Tudo isto abre pistas para o modo como a relação de Florence e Edward se constrói e cristaliza. Ela, violinista de origens nobres mas activista anti-nuclear; ele, licenciado em história que vem das classes médias-baixas, com uma mãe sofrendo de problemas mentais e uma intolerância para com a injustiça; ambos com histórias de trauma (sociais, pessoais, sexuais) tão enterradas que os corroem por dentro. É uma cápsula do tempo que se desenha: a história de uma relação que em 1962 era ainda algo de singular e transgressivo, colocando em causa as regras sociais de que os ingleses tanto gostam, que muitos já condenavam à partida.

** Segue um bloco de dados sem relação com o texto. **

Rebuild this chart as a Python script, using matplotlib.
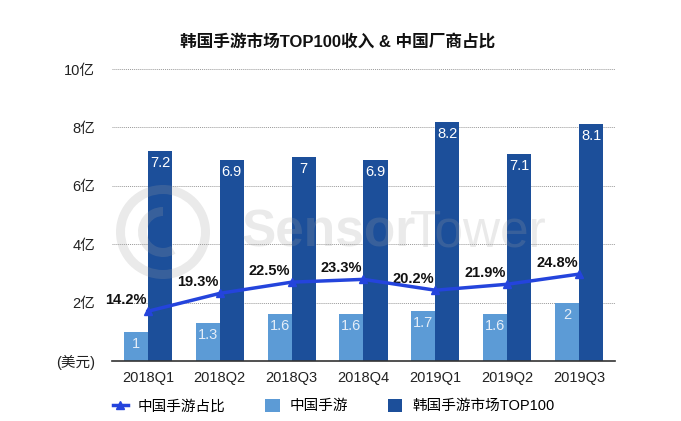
import numpy as np
import matplotlib
matplotlib.use("Agg")
import matplotlib.pyplot as plt
from matplotlib.patches import Wedge

plt.rcParams['font.family'] = ['Liberation Sans', 'Noto Sans CJK SC', 'DejaVu Sans']

quarters = ["2018Q1", "2018Q2", "2018Q3", "2018Q4", "2019Q1", "2019Q2", "2019Q3"]
china_rev = [1, 1.3, 1.6, 1.6, 1.7, 1.6, 2]
korea_top100 = [7.2, 6.9, 7, 6.9, 8.2, 7.1, 8.1]
china_share = [14.2, 19.3, 22.5, 23.3, 20.2, 21.9, 24.8]
yticks = [0, 2, 4, 6, 8, 10]
ytick_labels = ["(美元)", "2亿", "4亿", "6亿", "8亿", "10亿"]

dark = "#1c4f9a"
light = "#5c9bd6"
line_col = "#2444dc"

fig = plt.figure(figsize=(6.81, 4.21), dpi=100)
ax = fig.add_axes([112 / 681, 1 - 361 / 421, 503 / 681, 292 / 421])

x = np.arange(len(quarters))
w = 0.335
b1 = ax.bar(x - w / 2, china_rev, w, color=light, zorder=2, label="中国手游")
b2 = ax.bar(x + w / 2, korea_top100, w, color=dark, zorder=2, label="韩国手游市场TOP100")

for xi, v in zip(x, china_rev):
    ax.annotate(f"{v:g}", (xi - w / 2, v), xytext=(0, -12), textcoords="offset pixels",
                ha="center", va="center", color="#e4edf8", fontsize=10.5, zorder=4)
for xi, v in zip(x, korea_top100):
    ax.annotate(f"{v:g}", (xi + w / 2, v), xytext=(0, -12), textcoords="offset pixels",
                ha="center", va="center", color="white", fontsize=10.5, zorder=4)

ax.set_xlim(-0.5, len(quarters) - 0.5)
ax.set_ylim(0, 10)
ax.set_yticks(yticks)
ax.set_yticklabels(ytick_labels, fontsize=10.5, color="#222222")
ax.set_xticks(x)
ax.set_xticklabels(quarters, fontsize=10.5, color="#222222")
ax.tick_params(axis="both", length=0)
ax.tick_params(axis="y", pad=12)
ax.tick_params(axis="x", pad=7)
for s in ["top", "right", "left"]:
    ax.spines[s].set_visible(False)
ax.spines["bottom"].set_color("#333333")
ax.spines["bottom"].set_linewidth(1.2)
ax.spines["bottom"].set_zorder(5)
for t in yticks[1:]:
    ax.axhline(t, color="#999999", linestyle=(0, (1, 1)), linewidth=0.7, zorder=1)

# share line on hidden secondary axis (100% = 12亿)
ax2 = ax.twinx()
ax2.set_ylim(0, 100 * 10 / 12)
ax2.axis("off")
ln, = ax2.plot(x, china_share, color=line_col, linewidth=2.5, marker="^",
               markersize=6, zorder=6, label="中国手游占比")
for xi, v in zip(x, china_share):
    ax2.annotate(f"{v}%", (xi, v), xytext=(-22, 11), textcoords="offset pixels",
                 ha="center", va="center", fontsize=10.5, fontweight="bold", color="#111111")

# watermark
fig.text(242 / 681, 1 - 233 / 421, "Sensor", fontsize=37, fontweight="bold",
         color="#a0a0a0", alpha=0.22, va="center", ha="left", zorder=10)
fig.text(410 / 681, 1 - 233 / 421, "Tower", fontsize=37,
         color="#a0a0a0", alpha=0.22, va="center", ha="left", zorder=10)
ring = Wedge((163, 421 - 232), 47, 0, 360, width=9, transform=None,
             facecolor="#a0a0a0", alpha=0.22, edgecolor="none", zorder=10)
fig.patches.append(ring)
inner = Wedge((163, 421 - 232), 25, 90, 300, width=9, transform=None,
              facecolor="#a0a0a0", alpha=0.22, edgecolor="none", zorder=10)
fig.patches.append(inner)

fig.text(338 / 681, 1 - 42 / 421, "韩国手游市场TOP100收入 & 中国厂商占比",
         ha="center", va="center", fontsize=12, fontweight="bold", color="#111111")

fig.legend(handles=[ln, b1, b2], loc="center left", bbox_to_anchor=(113 / 681, 1 - 406 / 421),
           ncol=3, frameon=False, fontsize=10.5, handlelength=1.0, handleheight=1.0,
           handletextpad=0.7, columnspacing=2.7, borderpad=0, borderaxespad=0)

fig.savefig("out.png", dpi=100)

É verdade que, em muitos aspectos, corresponde ao caderno de encargos do filme britânico de prestígio; mas do que gostamos nele é da capacidade de usar essa lógica para tentar fazer algo mais do que apenas isso, para tirar uma polaroid de um casal que já transporta estigmas ainda antes de entrar na idade adulta, apanhado à sua revelia nas convulsões do tempo. Há um romance de McEwan chamado A Criança no Tempo; o título podia aplicar-se à história de Florence e Edward, contada neste filme discreto, modesto, exemplarmente comovente.